### Stated exercise
Pictures are not part of the copy. Retype the lines from the first one through the line that contains "d3.scaleLinear().domain([0, 80]).range([pBottom, pTop]);".

### Exercise data
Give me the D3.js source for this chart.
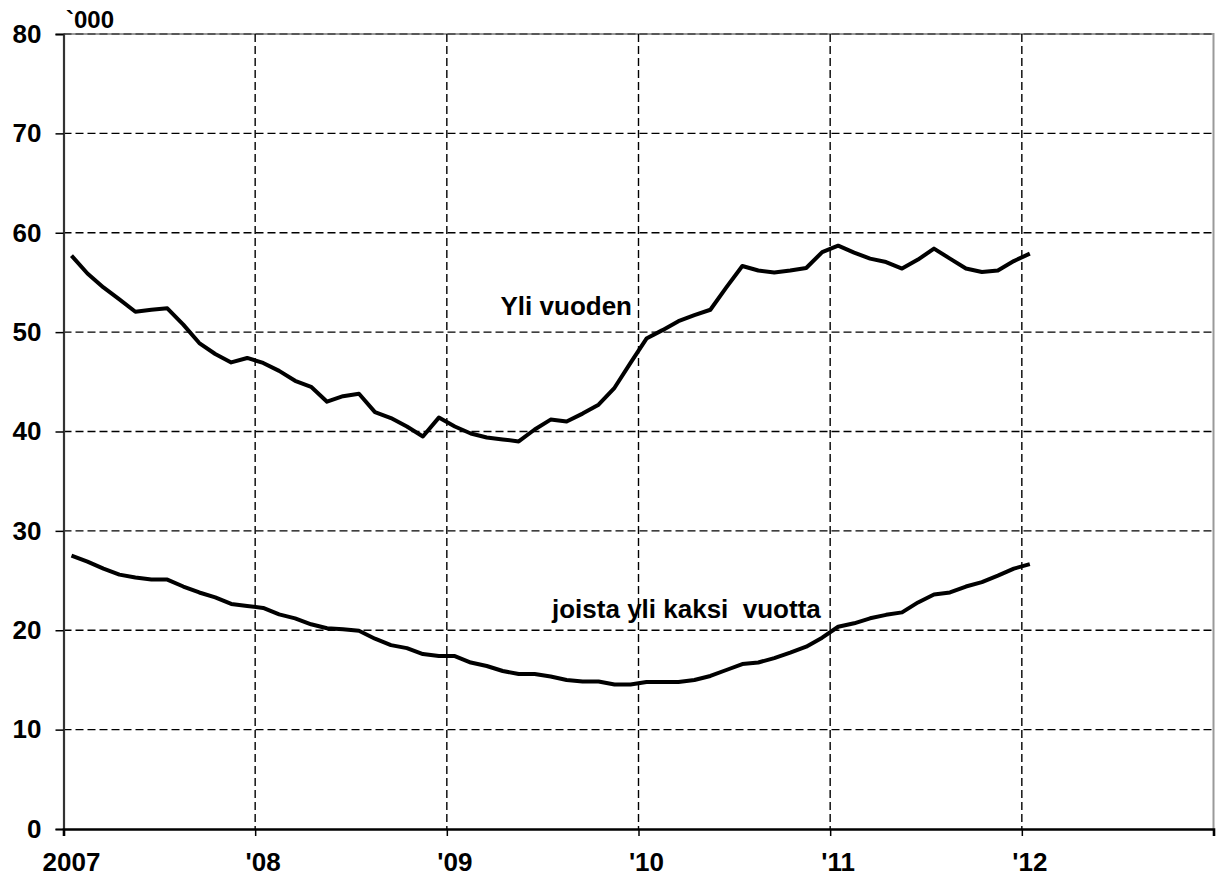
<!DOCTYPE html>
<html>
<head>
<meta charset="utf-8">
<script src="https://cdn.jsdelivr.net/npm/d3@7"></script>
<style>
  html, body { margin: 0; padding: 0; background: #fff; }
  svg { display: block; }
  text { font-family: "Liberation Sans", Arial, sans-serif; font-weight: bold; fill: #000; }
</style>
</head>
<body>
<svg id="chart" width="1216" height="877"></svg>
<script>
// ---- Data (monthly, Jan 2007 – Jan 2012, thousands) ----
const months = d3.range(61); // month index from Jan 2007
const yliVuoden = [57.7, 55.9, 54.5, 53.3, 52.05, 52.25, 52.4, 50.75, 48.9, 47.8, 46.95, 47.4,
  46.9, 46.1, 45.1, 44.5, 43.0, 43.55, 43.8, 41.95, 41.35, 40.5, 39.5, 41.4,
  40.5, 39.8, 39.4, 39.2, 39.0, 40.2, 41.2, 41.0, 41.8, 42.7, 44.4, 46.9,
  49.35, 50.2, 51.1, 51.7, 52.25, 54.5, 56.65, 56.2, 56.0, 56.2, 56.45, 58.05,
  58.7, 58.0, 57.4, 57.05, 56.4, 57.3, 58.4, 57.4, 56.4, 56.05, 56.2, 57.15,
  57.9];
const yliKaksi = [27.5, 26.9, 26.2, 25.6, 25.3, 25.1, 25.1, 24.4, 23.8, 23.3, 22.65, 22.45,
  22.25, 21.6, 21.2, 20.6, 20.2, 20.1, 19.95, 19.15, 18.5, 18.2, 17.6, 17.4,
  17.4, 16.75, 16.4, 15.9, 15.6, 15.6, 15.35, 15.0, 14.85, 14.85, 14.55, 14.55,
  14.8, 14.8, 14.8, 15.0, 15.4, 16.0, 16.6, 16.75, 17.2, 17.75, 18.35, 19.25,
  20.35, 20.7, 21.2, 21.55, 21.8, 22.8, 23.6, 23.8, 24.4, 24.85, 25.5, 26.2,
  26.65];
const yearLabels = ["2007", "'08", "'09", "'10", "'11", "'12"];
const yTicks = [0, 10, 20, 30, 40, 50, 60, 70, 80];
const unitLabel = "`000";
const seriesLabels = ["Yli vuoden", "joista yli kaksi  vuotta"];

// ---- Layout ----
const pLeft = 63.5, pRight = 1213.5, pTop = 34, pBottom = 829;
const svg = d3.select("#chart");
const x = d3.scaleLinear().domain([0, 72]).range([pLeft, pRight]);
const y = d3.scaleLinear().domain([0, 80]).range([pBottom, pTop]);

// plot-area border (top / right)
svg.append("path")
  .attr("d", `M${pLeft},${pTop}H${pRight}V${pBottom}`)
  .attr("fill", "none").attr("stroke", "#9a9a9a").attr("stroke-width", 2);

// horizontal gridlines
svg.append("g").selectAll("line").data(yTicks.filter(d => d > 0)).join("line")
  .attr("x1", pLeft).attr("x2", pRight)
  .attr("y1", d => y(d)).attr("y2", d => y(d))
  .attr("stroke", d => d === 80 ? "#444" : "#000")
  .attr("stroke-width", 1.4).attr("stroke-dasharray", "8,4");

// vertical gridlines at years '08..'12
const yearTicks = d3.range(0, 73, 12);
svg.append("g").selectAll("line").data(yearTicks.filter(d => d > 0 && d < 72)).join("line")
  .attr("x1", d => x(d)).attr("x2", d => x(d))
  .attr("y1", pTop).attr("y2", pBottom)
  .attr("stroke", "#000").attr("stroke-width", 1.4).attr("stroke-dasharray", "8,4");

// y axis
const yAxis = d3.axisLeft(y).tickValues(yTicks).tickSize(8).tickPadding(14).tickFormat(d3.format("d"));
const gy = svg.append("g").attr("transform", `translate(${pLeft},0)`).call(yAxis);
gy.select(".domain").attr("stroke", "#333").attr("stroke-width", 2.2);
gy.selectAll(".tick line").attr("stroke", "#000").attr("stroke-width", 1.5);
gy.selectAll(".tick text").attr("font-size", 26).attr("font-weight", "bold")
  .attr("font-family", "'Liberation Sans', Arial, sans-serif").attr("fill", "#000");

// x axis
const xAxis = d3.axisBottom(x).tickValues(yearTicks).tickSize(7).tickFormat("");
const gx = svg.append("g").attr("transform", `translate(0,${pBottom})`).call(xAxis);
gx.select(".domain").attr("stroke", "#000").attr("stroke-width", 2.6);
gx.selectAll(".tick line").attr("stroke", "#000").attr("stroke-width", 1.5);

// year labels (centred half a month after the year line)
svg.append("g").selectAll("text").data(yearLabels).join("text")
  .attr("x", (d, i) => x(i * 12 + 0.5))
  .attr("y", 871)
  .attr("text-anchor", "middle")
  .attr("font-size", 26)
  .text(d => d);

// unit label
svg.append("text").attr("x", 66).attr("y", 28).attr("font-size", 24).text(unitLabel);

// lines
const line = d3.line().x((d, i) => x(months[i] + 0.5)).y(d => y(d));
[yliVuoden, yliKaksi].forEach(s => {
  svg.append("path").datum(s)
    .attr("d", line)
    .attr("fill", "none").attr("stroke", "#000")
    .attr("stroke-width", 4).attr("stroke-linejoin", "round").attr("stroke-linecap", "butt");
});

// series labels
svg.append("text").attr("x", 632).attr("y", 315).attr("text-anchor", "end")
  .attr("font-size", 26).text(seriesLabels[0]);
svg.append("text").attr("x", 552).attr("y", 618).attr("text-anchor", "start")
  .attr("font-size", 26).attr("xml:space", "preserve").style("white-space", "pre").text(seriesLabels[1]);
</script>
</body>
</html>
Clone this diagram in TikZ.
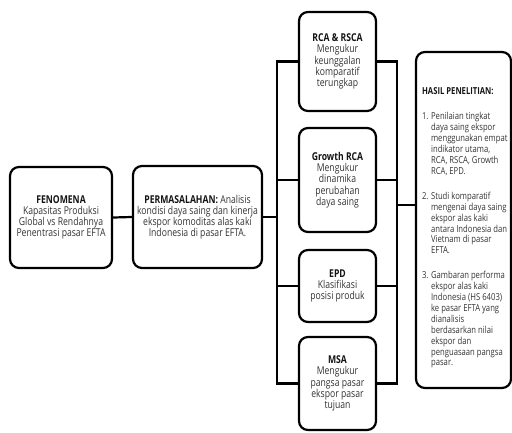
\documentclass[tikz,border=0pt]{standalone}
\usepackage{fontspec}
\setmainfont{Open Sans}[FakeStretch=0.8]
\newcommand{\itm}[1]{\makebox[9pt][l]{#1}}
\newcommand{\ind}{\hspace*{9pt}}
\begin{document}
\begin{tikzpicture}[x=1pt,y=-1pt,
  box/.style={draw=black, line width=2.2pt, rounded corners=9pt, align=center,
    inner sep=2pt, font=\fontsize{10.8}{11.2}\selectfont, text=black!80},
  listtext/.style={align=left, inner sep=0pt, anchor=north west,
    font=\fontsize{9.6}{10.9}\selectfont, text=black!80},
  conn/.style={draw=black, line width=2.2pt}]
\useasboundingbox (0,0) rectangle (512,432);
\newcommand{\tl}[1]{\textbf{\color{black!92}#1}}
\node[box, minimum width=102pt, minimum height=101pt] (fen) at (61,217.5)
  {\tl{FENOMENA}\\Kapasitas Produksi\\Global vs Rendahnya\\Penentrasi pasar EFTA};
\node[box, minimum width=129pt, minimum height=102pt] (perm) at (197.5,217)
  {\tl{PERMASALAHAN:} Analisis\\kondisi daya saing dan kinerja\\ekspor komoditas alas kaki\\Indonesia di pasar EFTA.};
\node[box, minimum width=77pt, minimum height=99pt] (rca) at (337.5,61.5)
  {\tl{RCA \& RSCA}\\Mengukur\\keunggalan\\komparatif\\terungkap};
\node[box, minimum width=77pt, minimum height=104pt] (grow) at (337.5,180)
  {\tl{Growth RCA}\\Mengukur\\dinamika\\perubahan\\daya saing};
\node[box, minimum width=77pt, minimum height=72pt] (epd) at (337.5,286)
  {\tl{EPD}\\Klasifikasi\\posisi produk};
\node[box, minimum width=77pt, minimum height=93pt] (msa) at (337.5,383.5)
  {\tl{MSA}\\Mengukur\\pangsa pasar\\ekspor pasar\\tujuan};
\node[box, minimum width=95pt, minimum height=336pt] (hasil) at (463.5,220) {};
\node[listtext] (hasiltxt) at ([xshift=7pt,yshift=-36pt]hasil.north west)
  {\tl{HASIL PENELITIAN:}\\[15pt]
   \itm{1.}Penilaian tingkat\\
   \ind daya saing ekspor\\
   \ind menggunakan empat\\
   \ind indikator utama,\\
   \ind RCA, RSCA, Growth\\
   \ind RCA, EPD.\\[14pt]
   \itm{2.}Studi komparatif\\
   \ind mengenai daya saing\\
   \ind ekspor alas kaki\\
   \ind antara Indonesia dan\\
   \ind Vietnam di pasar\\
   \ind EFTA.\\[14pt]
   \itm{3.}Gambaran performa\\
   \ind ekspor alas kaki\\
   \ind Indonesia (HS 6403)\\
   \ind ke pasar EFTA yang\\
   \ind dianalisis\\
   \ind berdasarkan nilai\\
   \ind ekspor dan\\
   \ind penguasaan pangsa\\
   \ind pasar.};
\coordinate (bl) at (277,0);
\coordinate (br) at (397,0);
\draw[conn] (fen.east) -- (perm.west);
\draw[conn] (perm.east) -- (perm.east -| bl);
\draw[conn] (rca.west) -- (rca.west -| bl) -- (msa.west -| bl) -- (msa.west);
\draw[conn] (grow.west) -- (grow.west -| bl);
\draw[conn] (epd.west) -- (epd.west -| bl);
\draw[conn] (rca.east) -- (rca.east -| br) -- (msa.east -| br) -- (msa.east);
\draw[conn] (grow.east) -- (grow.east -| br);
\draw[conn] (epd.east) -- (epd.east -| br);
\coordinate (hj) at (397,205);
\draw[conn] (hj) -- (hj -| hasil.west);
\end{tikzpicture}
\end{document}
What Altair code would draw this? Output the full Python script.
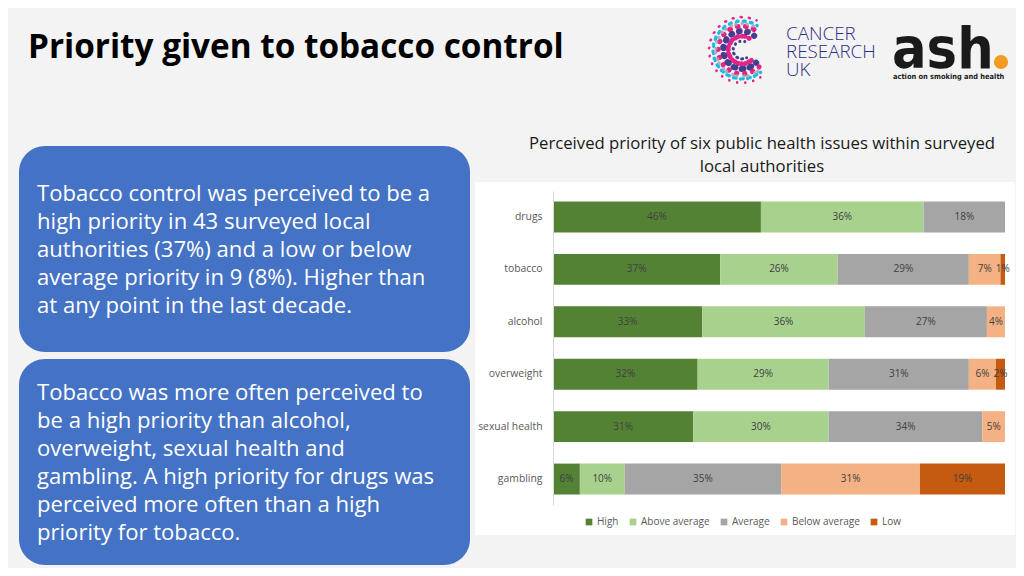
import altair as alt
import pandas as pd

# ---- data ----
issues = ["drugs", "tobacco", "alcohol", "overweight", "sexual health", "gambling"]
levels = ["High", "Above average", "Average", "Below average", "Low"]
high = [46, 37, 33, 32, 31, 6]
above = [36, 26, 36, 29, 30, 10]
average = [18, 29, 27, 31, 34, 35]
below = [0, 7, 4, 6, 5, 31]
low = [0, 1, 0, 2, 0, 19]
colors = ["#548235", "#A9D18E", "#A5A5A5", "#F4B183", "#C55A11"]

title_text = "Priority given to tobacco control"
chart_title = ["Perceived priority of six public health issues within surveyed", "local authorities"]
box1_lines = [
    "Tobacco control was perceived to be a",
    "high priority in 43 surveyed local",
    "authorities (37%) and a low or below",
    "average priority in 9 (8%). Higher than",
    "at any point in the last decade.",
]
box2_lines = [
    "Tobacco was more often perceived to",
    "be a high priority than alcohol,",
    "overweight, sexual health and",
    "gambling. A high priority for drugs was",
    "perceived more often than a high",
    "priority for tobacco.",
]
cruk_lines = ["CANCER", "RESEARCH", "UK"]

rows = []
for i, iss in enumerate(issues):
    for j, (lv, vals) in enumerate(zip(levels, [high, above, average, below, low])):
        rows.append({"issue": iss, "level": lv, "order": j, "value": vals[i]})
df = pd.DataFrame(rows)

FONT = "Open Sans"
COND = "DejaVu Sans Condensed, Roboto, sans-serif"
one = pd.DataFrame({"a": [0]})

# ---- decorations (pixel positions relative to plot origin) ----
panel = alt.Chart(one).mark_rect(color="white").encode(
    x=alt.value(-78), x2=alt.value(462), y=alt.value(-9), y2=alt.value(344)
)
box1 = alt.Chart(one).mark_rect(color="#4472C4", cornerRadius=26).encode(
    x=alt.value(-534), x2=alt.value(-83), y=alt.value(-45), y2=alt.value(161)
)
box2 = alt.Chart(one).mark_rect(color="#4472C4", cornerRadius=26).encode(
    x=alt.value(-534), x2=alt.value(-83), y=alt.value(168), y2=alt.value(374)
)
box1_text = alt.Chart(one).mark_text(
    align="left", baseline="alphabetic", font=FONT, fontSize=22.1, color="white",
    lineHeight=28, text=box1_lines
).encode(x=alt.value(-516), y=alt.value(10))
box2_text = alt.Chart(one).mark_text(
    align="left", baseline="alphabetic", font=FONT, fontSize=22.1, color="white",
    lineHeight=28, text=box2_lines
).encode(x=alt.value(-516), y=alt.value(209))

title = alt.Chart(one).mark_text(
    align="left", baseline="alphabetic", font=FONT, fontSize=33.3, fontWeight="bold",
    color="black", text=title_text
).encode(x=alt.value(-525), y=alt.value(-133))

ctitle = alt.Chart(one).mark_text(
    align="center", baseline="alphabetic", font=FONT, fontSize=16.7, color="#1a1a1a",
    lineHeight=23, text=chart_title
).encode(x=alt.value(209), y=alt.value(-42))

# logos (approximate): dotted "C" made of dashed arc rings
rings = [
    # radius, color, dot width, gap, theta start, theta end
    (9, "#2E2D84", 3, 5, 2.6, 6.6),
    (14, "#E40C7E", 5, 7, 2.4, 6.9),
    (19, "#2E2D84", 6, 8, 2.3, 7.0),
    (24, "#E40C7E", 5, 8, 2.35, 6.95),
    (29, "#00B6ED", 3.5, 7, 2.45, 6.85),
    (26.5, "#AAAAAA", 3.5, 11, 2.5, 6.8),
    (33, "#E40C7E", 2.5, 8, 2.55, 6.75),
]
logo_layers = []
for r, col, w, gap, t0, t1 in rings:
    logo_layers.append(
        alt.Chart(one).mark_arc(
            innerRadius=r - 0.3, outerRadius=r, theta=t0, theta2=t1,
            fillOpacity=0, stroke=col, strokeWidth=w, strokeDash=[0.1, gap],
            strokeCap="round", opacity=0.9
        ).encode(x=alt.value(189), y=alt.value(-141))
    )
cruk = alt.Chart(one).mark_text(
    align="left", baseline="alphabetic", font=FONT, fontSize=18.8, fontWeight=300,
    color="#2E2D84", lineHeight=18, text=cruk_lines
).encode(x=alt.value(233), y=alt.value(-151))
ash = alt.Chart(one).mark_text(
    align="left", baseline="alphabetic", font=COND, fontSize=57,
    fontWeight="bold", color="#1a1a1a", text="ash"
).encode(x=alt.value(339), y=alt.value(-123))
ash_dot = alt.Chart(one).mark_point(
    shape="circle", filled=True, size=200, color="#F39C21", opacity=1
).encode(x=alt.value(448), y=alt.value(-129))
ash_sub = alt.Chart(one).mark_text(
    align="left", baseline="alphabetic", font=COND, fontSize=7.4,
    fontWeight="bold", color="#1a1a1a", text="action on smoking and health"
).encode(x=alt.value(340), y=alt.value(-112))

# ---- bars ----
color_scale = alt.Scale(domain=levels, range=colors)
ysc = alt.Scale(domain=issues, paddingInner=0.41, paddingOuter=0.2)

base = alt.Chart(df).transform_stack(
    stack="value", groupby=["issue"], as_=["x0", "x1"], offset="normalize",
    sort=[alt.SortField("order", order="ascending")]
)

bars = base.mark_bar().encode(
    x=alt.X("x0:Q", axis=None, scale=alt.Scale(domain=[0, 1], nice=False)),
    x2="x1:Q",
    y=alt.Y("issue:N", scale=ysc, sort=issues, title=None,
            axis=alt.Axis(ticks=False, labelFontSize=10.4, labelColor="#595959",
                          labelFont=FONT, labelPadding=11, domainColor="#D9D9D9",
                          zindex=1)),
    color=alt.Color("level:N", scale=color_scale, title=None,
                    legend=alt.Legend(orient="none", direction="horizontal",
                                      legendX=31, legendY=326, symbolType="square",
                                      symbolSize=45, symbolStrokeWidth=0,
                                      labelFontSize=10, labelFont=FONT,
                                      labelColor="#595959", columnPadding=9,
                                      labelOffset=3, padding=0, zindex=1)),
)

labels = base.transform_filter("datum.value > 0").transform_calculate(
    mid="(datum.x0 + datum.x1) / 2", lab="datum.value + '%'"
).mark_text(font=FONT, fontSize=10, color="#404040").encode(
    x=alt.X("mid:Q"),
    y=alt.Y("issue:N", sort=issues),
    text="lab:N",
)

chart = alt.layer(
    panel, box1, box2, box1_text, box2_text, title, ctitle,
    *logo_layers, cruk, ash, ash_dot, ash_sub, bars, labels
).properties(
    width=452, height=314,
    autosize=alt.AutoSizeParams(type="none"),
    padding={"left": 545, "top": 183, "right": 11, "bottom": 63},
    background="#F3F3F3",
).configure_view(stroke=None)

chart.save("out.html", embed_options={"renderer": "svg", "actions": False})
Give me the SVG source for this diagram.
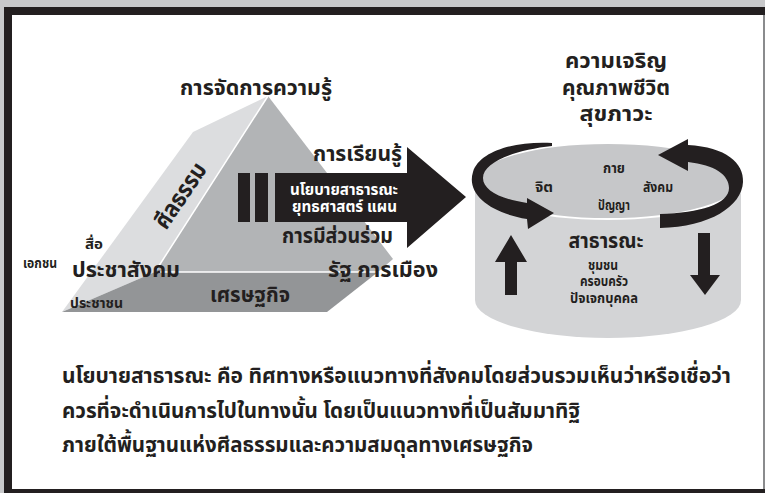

### Response
Give me the D3.js source for this chart.
<!DOCTYPE html>
<html>
<head>
<meta charset="utf-8">
<script src="https://cdn.jsdelivr.net/npm/d3@7"></script>
<style>
  html, body { margin: 0; padding: 0; background: #fff; }
  svg { display: block; }
  text { font-family: "Liberation Sans", Arial, sans-serif; font-weight: bold; fill: #000; }
</style>
</head>
<body>
<svg id="chart" width="1216" height="877"></svg>
<script>
// ---- Data (monthly, Jan 2007 – Jan 2012, thousands) ----
const months = d3.range(61); // month index from Jan 2007
const yliVuoden = [57.7, 55.9, 54.5, 53.3, 52.05, 52.25, 52.4, 50.75, 48.9, 47.8, 46.95, 47.4,
  46.9, 46.1, 45.1, 44.5, 43.0, 43.55, 43.8, 41.95, 41.35, 40.5, 39.5, 41.4,
  40.5, 39.8, 39.4, 39.2, 39.0, 40.2, 41.2, 41.0, 41.8, 42.7, 44.4, 46.9,
  49.35, 50.2, 51.1, 51.7, 52.25, 54.5, 56.65, 56.2, 56.0, 56.2, 56.45, 58.05,
  58.7, 58.0, 57.4, 57.05, 56.4, 57.3, 58.4, 57.4, 56.4, 56.05, 56.2, 57.15,
  57.9];
const yliKaksi = [27.5, 26.9, 26.2, 25.6, 25.3, 25.1, 25.1, 24.4, 23.8, 23.3, 22.65, 22.45,
  22.25, 21.6, 21.2, 20.6, 20.2, 20.1, 19.95, 19.15, 18.5, 18.2, 17.6, 17.4,
  17.4, 16.75, 16.4, 15.9, 15.6, 15.6, 15.35, 15.0, 14.85, 14.85, 14.55, 14.55,
  14.8, 14.8, 14.8, 15.0, 15.4, 16.0, 16.6, 16.75, 17.2, 17.75, 18.35, 19.25,
  20.35, 20.7, 21.2, 21.55, 21.8, 22.8, 23.6, 23.8, 24.4, 24.85, 25.5, 26.2,
  26.65];
const yearLabels = ["2007", "'08", "'09", "'10", "'11", "'12"];
const yTicks = [0, 10, 20, 30, 40, 50, 60, 70, 80];
const unitLabel = "`000";
const seriesLabels = ["Yli vuoden", "joista yli kaksi  vuotta"];

// ---- Layout ----
const pLeft = 63.5, pRight = 1213.5, pTop = 34, pBottom = 829;
const svg = d3.select("#chart");
const x = d3.scaleLinear().domain([0, 72]).range([pLeft, pRight]);
const y = d3.scaleLinear().domain([0, 80]).range([pBottom, pTop]);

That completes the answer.